Developed markets, awash with liquidity, continued to do well in 2021. However, the Omicron variant diminished year-end risk appetite. Two developments that gave investors cause for concern were:
- Global supply chain challenges, which came to a head in the third quarter.
- Increasingly hawkish US monetary policy. The tightness seen in the physical goods markets sent goods inflation sharply higher throughout 2021. As inflationary pressures built up, the debate over whether inflation was transitory – or more persistent – raged on. Regardless of this debate, monetary policy began to tighten and is expected to continue to tighten in 2022.
Back to Local shores…
- CPI: 5.88%
- SA GDP Growth: 5.20%
- The rand weakened by 7.97% against the USD and 7.12% against the GBP. The Rand started 2021 well but lost a lot of appeal with the news of the Omicron variant and its erroneous link to South Africa.

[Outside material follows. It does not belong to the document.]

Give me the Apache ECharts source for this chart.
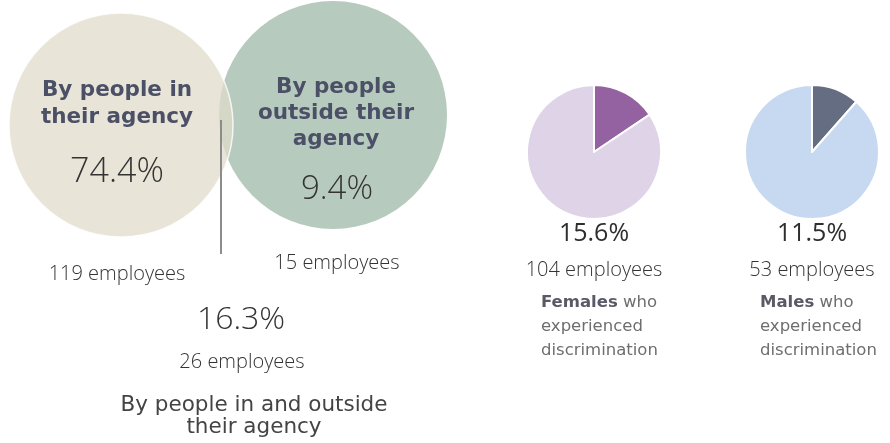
<!DOCTYPE html>
<html>
<head>
<meta charset="utf-8">
<script src="https://cdn.jsdelivr.net/npm/echarts@6/dist/echarts.min.js"></script>
<style>
  html, body { margin: 0; padding: 0; background: #ffffff; }
  #chart { width: 890px; height: 443px; }
</style>
</head>
<body>
<div id="chart"></div>
<script>
// Who the discrimination came from (Venn groups)
const vennTitles = ['By people in\ntheir agency', 'By people\noutside their\nagency'];
const overlapTitle = 'By people in and outside\ntheir agency';
const vennPercents = [74.4, 9.4, 16.3];   // in agency, outside agency, both
const vennEmployees = [119, 15, 26];

// Share of each gender who experienced discrimination
const genderNames = ['Females', 'Males'];
const genderPercents = [15.6, 11.5];
const genderEmployees = [104, 53];

const chart = echarts.init(document.getElementById('chart'), null, { renderer: 'canvas' });

const numFont = '"Open Sans", Lato, sans-serif';
const headFont = '"DejaVu Sans", "Noto Sans", sans-serif';

// Venn circles: each group drawn as a single full pie
function vennCircle(center, radius, color, border, z) {
  return {
    type: 'pie', silent: true, z: z, center: center, radius: [0, radius],
    label: { show: false }, labelLine: { show: false },
    itemStyle: { color: color, borderColor: border.color, borderWidth: border.width },
    emphasis: { disabled: true },
    data: [{ value: 1 }]
  };
}

// Gender pies: discriminated share starts at 12 o'clock, clockwise
const genderColors = [['#9462a0', '#dfd3e8'], ['#646d82', '#c6d9f0']];
const genderCenters = [[594, 152], [812, 152]];
const genderPies = genderNames.map((name, i) => ({
  type: 'pie', silent: true, z: 3, center: genderCenters[i], radius: [0, 67],
  startAngle: 90, clockwise: true,
  label: { show: false }, labelLine: { show: false },
  emphasis: { disabled: true },
  itemStyle: { borderColor: '#ffffff', borderWidth: 2 },
  data: [
    { name: name + ' who experienced discrimination', value: genderPercents[i], itemStyle: { color: genderColors[i][0] } },
    { name: name + ' other', value: +(100 - genderPercents[i]).toFixed(1), itemStyle: { color: genderColors[i][1] } }
  ]
}));

const fmt = v => v.toFixed(1) + '%';
const text = (x, y, str, style) => ({
  type: 'text', x: x, y: y, z: 10,
  style: Object.assign({ text: str, align: 'center', verticalAlign: 'middle', fill: '#333333' }, style)
});

const graphics = [
  // leader line from the overlap down to its caption
  { type: 'line', z: 6, shape: { x1: 221, y1: 120, x2: 221, y2: 254 }, style: { stroke: '#8c8c8c', lineWidth: 2 } },

  text(117, 104, vennTitles[0], { font: 'bold 21.5px ' + headFont, fill: '#4b5067', lineHeight: 27 }),
  text(117, 172, fmt(vennPercents[0]), { font: '300 34px ' + numFont }),
  text(336, 113, vennTitles[1], { font: 'bold 21.5px ' + headFont, fill: '#4b5067', lineHeight: 26 }),
  text(337, 190, fmt(vennPercents[1]), { font: '300 33px ' + numFont }),

  text(117, 274, vennEmployees[0] + ' employees', { font: '300 20px ' + numFont }),
  text(337, 263, vennEmployees[1] + ' employees', { font: '300 20px ' + numFont }),
  text(241, 320, fmt(vennPercents[2]), { font: '300 32px ' + numFont }),
  text(242, 362, vennEmployees[2] + ' employees', { font: '300 20px ' + numFont }),
  text(254, 416, overlapTitle, { font: '21.5px ' + headFont, fill: '#444444', lineHeight: 22 })
];

genderNames.forEach((name, i) => {
  const cx = genderCenters[i][0];
  graphics.push(text(cx, 234, fmt(genderPercents[i]), { font: '400 25px ' + numFont, fill: '#2e2e2e' }));
  graphics.push(text(cx, 270, genderEmployees[i] + ' employees', { font: '300 20px ' + numFont }));
  graphics.push({
    type: 'text', z: 10, x: [541, 760][i], y: 291,
    style: {
      text: '{b|' + name + '} who\nexperienced\ndiscrimination',
      align: 'left', verticalAlign: 'top',
      font: '16.5px ' + headFont, fill: '#6e6e6e', lineHeight: 24,
      rich: { b: { font: 'bold 16.5px ' + headFont, fill: '#5a5a66', lineHeight: 24 } }
    }
  });
});

chart.setOption({
  animation: false,
  backgroundColor: '#ffffff',
  series: [
    vennCircle([333, 115], 114, '#b7cabe', { color: '#b7cabe', width: 0 }, 1),
    vennCircle([121, 125], 112, 'rgba(224,220,202,0.74)', { color: 'rgba(255,255,255,0.8)', width: 1.5 }, 2)
  ].concat(genderPies),
  graphic: graphics
});
</script>
</body>
</html>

- The SARB raised interest rates by 25bps.
The South African economic rebound in 2021 was better than expected, buoyed by strong commodity demand and a robust agricultural sector, with the current account recording its strongest surplus in decades.
Coming off the back of 2020 (not a positive year for global markets), 2021 looked good. Year-on-year growth rates of most growth assets showed healthy gains. However, it is important to understand that 2021 came off the low base of 2020 and the year ahead may not produce the same level of returns.
Interest rates are expected to rise from current levels in 2022. How high they go may depend on the path of inflation.
Expect some volatility in financial markets this year.